Ross Emmett


The Elgar Companion to the Chicago School of Economics (2010)

  • Ross Emmett’s Role: Editor and author of several entries
  • Published by Edward Elgar

Frank Knight and the Chicago School in American Economics (2009)

  • Ross Emmett’s Role: Author
  • Forewords by Warren J. Samuels and A.M.C. Waterman
  • Published by Routledge (Routledge Studies in the History of Economics)

Knight occupies a paradoxical place in the history of Chicago economics: vital to the tradition’s teaching of price theory and the twentieth-century re-articulation of the defense of free enterprise and liberal democracy, yet a critic (in advance) of the empirical and methodological orientation that has characterized Chicago economics and the rest of the discipline in the post-war period, and skeptical of liberalism’s prospects. In the course of his investigation of Knight’s work, Emmett has written not only about Knight’s economics and philosophy, the nature of Chicago economics, and Knight’s place in the Chicago tradition, but also about the application of hermeneutic theory to the history of economics, the relation of the history of economic thought to the discipline of economics, and the relation between economics and religion.

The Biographical Dictionary of American Economists (2006)

  • 2 volume set
  • Ross Emmett’s Role: General Editor and author of the introduction and several entries
  • Published by Thoemmes Continuum

All the major schools of American economic thought are represented, ranging from the Constitutional school to the Keynesian and the Chicago School.

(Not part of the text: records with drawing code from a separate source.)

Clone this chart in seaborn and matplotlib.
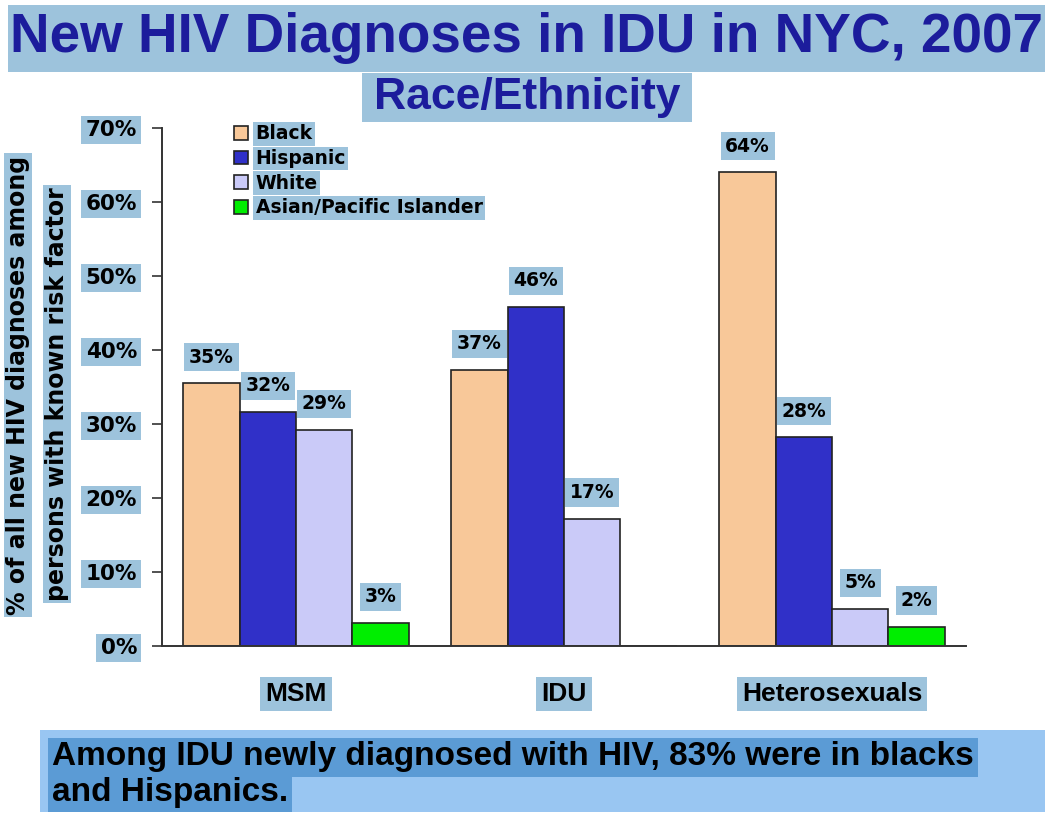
import numpy as np
import pandas as pd
import matplotlib
matplotlib.use("Agg")
import matplotlib.pyplot as plt
import seaborn as sns
from matplotlib.patches import Rectangle

# ---------------- data ----------------
categories = ["MSM", "IDU", "Heterosexuals"]
groups = ["Black", "Hispanic", "White", "Asian/Pacific Islander"]
black = [35.5, 37.3, 64.0]
hispanic = [31.6, 45.8, 28.2]
white = [29.2, 17.2, 5.0]
asian = [3.1, 0.0, 2.6]
black_labels = ["35%", "37%", "64%"]
hispanic_labels = ["32%", "46%", "28%"]
white_labels = ["29%", "17%", "5%"]
asian_labels = ["3%", "", "2%"]
yticks = [0, 10, 20, 30, 40, 50, 60, 70]
ytick_labels = ["0%", "10%", "20%", "30%", "40%", "50%", "60%", "70%"]
title = "New HIV Diagnoses in IDU in NYC, 2007"
subtitle = "Race/Ethnicity"
ylabel1 = "% of all new HIV diagnoses among"
ylabel2 = "persons with known risk factor"
note1 = "Among IDU newly diagnosed with HIV, 83% were in blacks"
note2 = "and Hispanics."

colors = ["#F8C899", "#3030C8", "#CACAF8", "#00EE00"]
BOX = "#9DC3DC"
SANS = ["Liberation Sans", "Arial", "DejaVu Sans"]

rows = []
for g, vals in zip(groups, [black, hispanic, white, asian]):
    for c, v in zip(categories, vals):
        rows.append({"category": c, "group": g, "value": v})
df = pd.DataFrame(rows)

sns.set_theme(style="white")
plt.rcParams["font.family"] = ["DejaVu Sans"]
plt.rcParams["text.color"] = "black"

W, H = 1050, 817
fig = plt.figure(figsize=(W / 100, H / 100), dpi=100)
fig.patch.set_facecolor("white")
ax = fig.add_axes([162 / W, 1 - 646 / H, (966 - 162) / W, (646 - 128) / H])

sns.barplot(data=df, x="category", y="value", hue="group", order=categories,
            hue_order=groups, palette=colors, saturation=1, width=0.84,
            edgecolor="#222222", linewidth=1.2, errorbar=None, ax=ax)

ax.set_xlim(-0.5, 2.5)
ax.set_ylim(0, 70)
ax.set_yticks(yticks)
ax.set_yticklabels(ytick_labels)
ax.set_xlabel("")
ax.set_ylabel("")
ax.set_facecolor("white")
for s in ["top", "right"]:
    ax.spines[s].set_visible(False)
for s in ["left", "bottom"]:
    ax.spines[s].set_color("#333333")
    ax.spines[s].set_linewidth(1.4)

ax.set_xticks([-0.5, 0.5, 1.5, 2.5], minor=True)
ax.tick_params(axis="x", which="minor", length=8, width=1.2, color="#333333", direction="out")
ax.tick_params(axis="x", which="major", length=0, pad=26)
ax.tick_params(axis="y", which="major", length=7, width=1.2, color="#333333", direction="out", pad=11, left=True)

for lbl in ax.get_yticklabels():
    lbl.set_fontsize(15.5)
    lbl.set_fontweight("bold")
    lbl.set_color("black")
    lbl.set_bbox(dict(boxstyle="square,pad=0.2", fc=BOX, ec="none"))
for lbl in ax.get_xticklabels():
    lbl.set_fontsize(19)
    lbl.set_fontweight("bold")
    lbl.set_family(SANS)
    lbl.set_color("black")
    lbl.set_bbox(dict(boxstyle="square,pad=0.2", fc=BOX, ec="none"))

for cont, labs in zip(ax.containers, [black_labels, hispanic_labels, white_labels, asian_labels]):
    ax.bar_label(cont, labels=labs, padding=12, fontsize=13.5, fontweight="bold",
                 color="black", bbox=dict(boxstyle="square,pad=0.25", fc=BOX, ec="none"))

handles, labels = ax.get_legend_handles_labels()
if ax.get_legend() is not None:
    ax.get_legend().remove()
leg = ax.legend(handles, labels, loc="upper left", bbox_to_anchor=(0.078, 1.025),
                frameon=False, handlelength=0.75, handleheight=0.75, labelspacing=0.3,
                handletextpad=0.4, borderpad=0, prop={"size": 13.5, "weight": "bold"})
for t in leg.get_texts():
    t.set_color("black")
    t.set_bbox(dict(boxstyle="square,pad=0.12", fc=BOX, ec="none"))

# title boxes
fig.add_artist(Rectangle((8 / W, 1 - 72 / H), (1045 - 8) / W, 67 / H,
                         transform=fig.transFigure, fc=BOX, ec="none", zorder=0))
fig.add_artist(Rectangle((362 / W, 1 - 122 / H), (692 - 362) / W, 49 / H,
                         transform=fig.transFigure, fc=BOX, ec="none", zorder=0))
fig.text(526 / W, 1 - 38 / H, title, ha="center", va="center", fontsize=39.5,
         fontweight="bold", color="#1C1C9C", family=SANS)
fig.text(527 / W, 1 - 97 / H, subtitle, ha="center", va="center", fontsize=32,
         fontweight="bold", color="#1C1C9C", family=SANS)

# y label (two boxed lines)
fig.text(18 / W, 1 - 385 / H, ylabel1, rotation=90, ha="center", va="center",
         fontsize=17, fontweight="bold", color="black",
         bbox=dict(boxstyle="square,pad=0.1", fc=BOX, ec="none"))
fig.text(57 / W, 1 - 394 / H, ylabel2, rotation=90, ha="center", va="center",
         fontsize=17, fontweight="bold", color="black",
         bbox=dict(boxstyle="square,pad=0.1", fc=BOX, ec="none"))

# bottom note
fig.add_artist(Rectangle((40 / W, 1 - 812 / H), (1045 - 40) / W, 82 / H,
                         transform=fig.transFigure, fc="#99C6F2", ec="none", zorder=0))
fig.text(52 / W, 1 - 757 / H, note1, ha="left", va="center", fontsize=24,
         fontweight="bold", color="black", family=SANS,
         bbox=dict(boxstyle="square,pad=0.12", fc="#5B9BD5", ec="none"))
fig.text(52 / W, 1 - 792 / H, note2, ha="left", va="center", fontsize=24,
         fontweight="bold", color="black", family=SANS,
         bbox=dict(boxstyle="square,pad=0.12", fc="#5B9BD5", ec="none"))

fig.savefig("out.png", dpi=100, facecolor="white")
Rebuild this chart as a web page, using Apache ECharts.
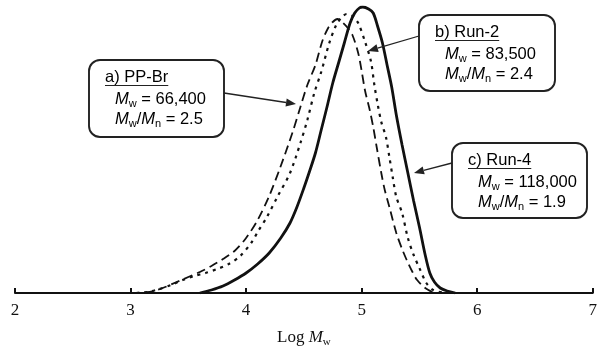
<!DOCTYPE html>
<html><head><meta charset="utf-8">
<script src="https://cdn.jsdelivr.net/npm/echarts@6/dist/echarts.min.js"></script>
<style>html,body{margin:0;padding:0;background:#fff}#c{width:600px;height:353px}</style>
</head><body><div id="c"></div>
<script>
// Log Mw ticks
const xTicks = [2, 3, 4, 5, 6, 7];
// a) PP-Br (long dashed)  [log Mw, relative height]
const ppBrX = [3.00,3.10,3.20,3.30,3.40,3.50,3.60,3.70,3.80,3.90,4.00,4.10,4.20,4.30,4.40,4.47,4.53,4.60,4.66,4.71,4.75,4.79,4.83,4.88,4.92,4.97,5.00,5.03,5.07,5.10,5.13,5.17,5.20,5.24,5.30,5.35,5.39,5.44,5.48,5.55,5.63];
const ppBrY = [0,0.5,2,6,11,16,21,27,34,42,55,73,97,127,160,186,208,228,252,265,271,274,271,265,258,240,222,202,183,166,146,120,103,86,60,44,33,21,13,5,0];
// b) Run-2 (dotted)
const run2X = [3.05,3.15,3.25,3.35,3.45,3.55,3.65,3.75,3.85,3.95,4.05,4.10,4.18,4.27,4.38,4.47,4.53,4.59,4.65,4.72,4.78,4.83,4.87,4.92,4.97,5.03,5.08,5.11,5.14,5.17,5.21,5.24,5.27,5.30,5.35,5.40,5.45,5.50,5.56,5.62,5.72];
const run2Y = [0,1,4,8,13,17,20,24,29,37,51,61,76,96,120,150,173,200,221,250,268,276,279,277,270,251,232,208,188,171,156,136,115,96,80,55,38,25,10,3,0];
// c) Run-4 (solid)
const run4X = [3.60,3.70,3.80,3.90,4.00,4.10,4.20,4.30,4.38,4.44,4.50,4.55,4.60,4.65,4.70,4.75,4.80,4.85,4.90,4.94,4.98,5.01,5.06,5.10,5.14,5.18,5.22,5.26,5.30,5.35,5.40,5.45,5.50,5.55,5.59,5.63,5.68,5.74,5.81];
const run4Y = [0,3,7,13,20,29,40,55,70,86,105,122,140,163,186,210,230,250,270,280,285,286,284,280,266,250,228,206,178,148,120,92,66,38,20,11,5,2,0];

const zip = (xs, ys) => xs.map((x, i) => [x, ys[i]]);

const chart = echarts.init(document.getElementById('c'), null, {renderer: 'canvas'});

const FS = 16.5;
const rich = {
  t: {fontFamily: 'Liberation Sans', fontSize: FS, color: '#222'},
  i: {fontFamily: 'Liberation Sans', fontSize: FS, fontStyle: 'italic', color: '#222'},
  s: {fontFamily: 'Liberation Sans', fontSize: 11, color: '#222', padding: [9, 0, 0, 0]}
};
const mctx = document.createElement('canvas').getContext('2d');
mctx.font = FS + 'px "Liberation Sans"';

function box(x, y, w, h, title, mw, pdi) {
  const tw = mctx.measureText(title).width;
  return [
    {type: 'rect', shape: {x: x, y: y, width: w, height: h, r: 11}, style: {fill: '#fff', stroke: '#222', lineWidth: 1.9}, z: 10},
    {type: 'text', x: x + 16, y: y + 9, z: 11, style: {text: '{t|' + title + '}', rich: rich}},
    {type: 'line', shape: {x1: x + 16, y1: y + 25.5, x2: x + 16 + tw, y2: y + 25.5}, style: {stroke: '#222', lineWidth: 1.1}, z: 11},
    {type: 'text', x: x + 26, y: y + 29, z: 11, style: {text: '{i|M}{s|w}{t| = ' + mw + '}', rich: rich}},
    {type: 'text', x: x + 26, y: y + 49, z: 11, style: {text: '{i|M}{s|w}{t|/}{i|M}{s|n}{t| = ' + pdi + '}', rich: rich}}
  ];
}
function arrow(x1, y1, x2, y2) {
  const a = Math.atan2(y2 - y1, x2 - x1), L = 10, W = 4;
  const bx = x2 - L * Math.cos(a), by = y2 - L * Math.sin(a);
  const px = -Math.sin(a) * W, py = Math.cos(a) * W;
  return [
    {type: 'line', shape: {x1: x1, y1: y1, x2: bx, y2: by}, style: {stroke: '#222', lineWidth: 1.3}, z: 12},
    {type: 'polygon', shape: {points: [[x2, y2], [bx + px, by + py], [bx - px, by - py]]}, style: {fill: '#222'}, z: 12}
  ];
}

chart.setOption({
  animation: false,
  backgroundColor: '#fff',
  grid: {left: 15, right: 7, top: 7, bottom: 60, containLabel: false},
  xAxis: {
    type: 'value', min: 2, max: 7, interval: 1,
    axisLine: {show: true, lineStyle: {color: '#111', width: 2}},
    axisTick: {show: true, inside: true, length: 5, lineStyle: {color: '#111', width: 2}},
    axisLabel: {color: '#111', fontFamily: 'Liberation Serif', fontSize: 17, margin: 9},
    splitLine: {show: false},
    name: '{l|Log }{m|M}{w|w}',
    nameLocation: 'middle', nameGap: 35,
    nameTextStyle: {
      rich: {
        l: {fontFamily: 'Liberation Serif', fontSize: 17, color: '#111'},
        m: {fontFamily: 'Liberation Serif', fontSize: 17, fontStyle: 'italic', color: '#111'},
        w: {fontFamily: 'Liberation Serif', fontSize: 11, color: '#111', padding: [9, 0, 0, 0]}
      }
    }
  },
  yAxis: {type: 'value', min: 0, max: 286, show: false, splitLine: {show: false}},
  series: [
    {name: 'a) PP-Br', type: 'line', data: zip(ppBrX, ppBrY), showSymbol: false, smooth: 0.3,
     lineStyle: {color: '#111', width: 1.8, type: [9, 5]}, z: 3},
    {name: 'b) Run-2', type: 'line', data: zip(run2X, run2Y), showSymbol: false, smooth: 0.3,
     lineStyle: {color: '#111', width: 2.2, type: [3, 5]}, z: 3},
    {name: 'c) Run-4', type: 'line', data: zip(run4X, run4Y), showSymbol: false, smooth: 0.3,
     lineStyle: {color: '#111', width: 2.8}, z: 4}
  ],
  graphic: [].concat(
    box(89, 60, 135, 77, 'a) PP-Br', '66,400', '2.5'),
    arrow(224, 93, 296, 104),
    box(419, 15, 136, 76, 'b) Run-2', '83,500', '2.4'),
    arrow(419, 36, 368, 51),
    box(452, 143, 135, 75, 'c) Run-4', '118,000', '1.9'),
    arrow(452, 163, 414, 173)
  )
});
</script></body></html>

A significant number of the subjects are female, including figures such as Anna Schwartz, Mabel Timlin, Mabel Newcomer, Margaret Gilpin Reid, Rose Friedman and Elizabeth Boody Schumpeter, highlighting the role that women have played in the development of American economic thought. Individually, the entries capture important and often overlooked contributions to the development of economic thought in America; collectively, they encapsulate the rich diversity of that thought and the influences that have been at play on America economic thinking over four centuries.

The Chicago Tradition in Economics 1892-1945

  • 8 volume collection of essays by Chicago economists
  • Ross Emmett’s Role: Editor and author of the introduction and brief biographies
  • Published by Routledge (Routledge Library of 20th Century Economics)

The home of more Nobel Laureates than any other institution, the University of Chicago has a unique place in the development of economics, fostering the work of some of the most influential and controversial economists of the twentieth century, including Frank Knight, Milton Friedman and Gary Becker. The collection traces the development of Chicago Economics to the end of the Second World War, after which the post-war Chicago School was launched. Each volume focuses on an individual, or group of individuals who made distinctive contributions.

Great Bubbles: Reactions to the South Sea Bubble, the Mississippi Scheme and the Tulip Mania Affair

  • 3 volume collection
  • Ross Emmett’s Role: Editor and author of the “General Introduction”
  • Published by Pickering & Chatto

Periods of euphoria followed by sudden crashes are a familiar phenomenon in economics. Such events have become known as “bubbles”. These volumes bring together an interdisciplinary set of writings about the impact and legacy of three of the most colorful bubbles — the Tulip Mania of 1636-37, John Law’s Mississippi Scheme of 1718-1720 and the South Sea Bubble of the same period.

  • “This three-volume work provides an excellent compilation of original and analytical material on three classic examples of bubbles. For those wishing to explore the original documents on bubbles, these volumes provide an excellent entree to the literature available in the English language.” Phillip Caruso and Virginia Paganelli Caruso, Business Economics
  • “… the collection of essays and primary sources edited by Emmett is particularly helpful for those seeking to move beyond the platitudes of the business pages and investigate this topic in a more scholarly manner… the best coverage is given to the South Sea Bubble, and documents include detailed economic analyses, satirical observations such as Defoe’s The anatomy of exchange alley, poetical lamentations from Pope and Swift, and moralizing condemnations from Trenchard and Gordon.” – Maxine Berg and Scott Breuninger, Economic History Review

Selected Essays by Frank H. Knight (1999)

  • 2 volumes: Vol. 1: “What is truth” in Economics?; Vol. 2: Laissez Faire: Pro and Con
  • Ross Emmett’s Role: Editor and author of the introduction
  • Published by University of Chicago Press
  • The first collection of Knight’s essays to offer a comprehensive picture of the work of the “economist qua philosopher” who was the dominant influence in the University of Chicago’s economics department from the 1930s to the 1960s, teaching Milton Friedman, George Stigler and others who were central to the emerging “Chicago School of Economics.” These essays illustrate Knight’s views on the central debates regarding economics, social science, ethics, education, and modern liberalism.